Bergedorfer Zeitung, 1. August 1919

Die DNVP Bergedorfs war empört: die „Bergedorfer Rathaussozialisten“ hatten die Entfernung der Bilder des Kaisers und der großen Heerführer aus den Schulen verfügt, berichtete der Bürgervertreter und Hansaschuldirektor Ferdinand Ohly: es sei „kindisches Wüten gegen Bilder, die an eine große deutsche Zeit mahnen“, während die Bilder der „Tagesgrößen“ dem Vergessen anheimfallen würden. Als solche Tagesgrößen nannte er den von der Nationalversammlung gewählten Reichspräsidenten Friedrich Ebert und den ebenfalls sozialdemokratischen Politiker Philipp Scheidemann, der am 9. November 1918 die Republik ausgerufen und von Februar bis Juni 1919 die erste demokratisch legitimierte Reichsregierung geführt hatte.

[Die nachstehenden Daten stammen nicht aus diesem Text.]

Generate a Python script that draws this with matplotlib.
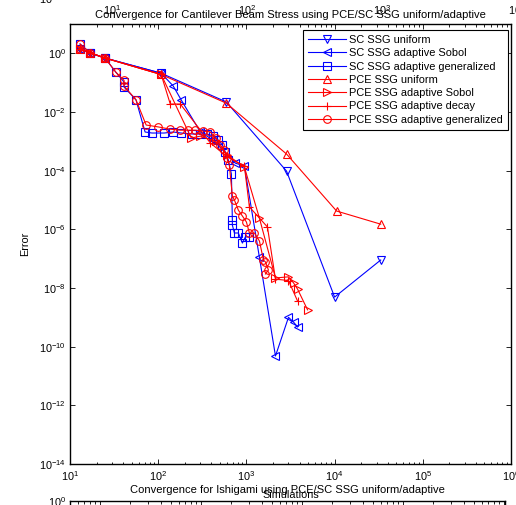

In seiner Wut- und Hohnrede unterlief Ohly allerdings ein Fehler, den die Schriftleitung der BZ meinte korrigieren zu müssen: nur die Herrscherbilder mussten entfernt werden, die der „großen Heerführer“ durften bleiben. Zwar hatte der SPD-Ratmann Friedrich Frank in der Sitzung von Magistrat und Bürgervertretung gefordert, dass auch die Porträts von Hindenburg und Ludendorff zu beseitigen seien, beschlossen wurde aber nur die Entfernung „der Bildnisse und Büsten der früheren Herrschergeschlechter“. Die Väter der Dolchstoßlegende durften demnach also weiter die Schulen schmücken – ob die Hindenburg-Büste im Gedächtniszimmer der Hansa-Schule verblieb (siehe den Beitrag Das Kriegerdenkmal der Hansa-Schule), konnte nicht geklärt werden.

Die Schulleiter weigerten sich übrigens, dem Beschluss der Stadtgremien nachzukommen – da ließ Ratmann Wiesner die Abhängung durch die Schuldiener vollziehen, denen gegenüber er direkt weisungsberechtigt war (BZ vom 4. Oktober).

Das Denkmal für Kaiser Wilhelm I. war von diesem Streit übrigens nicht betroffen: es steht noch heute an seinem Platze.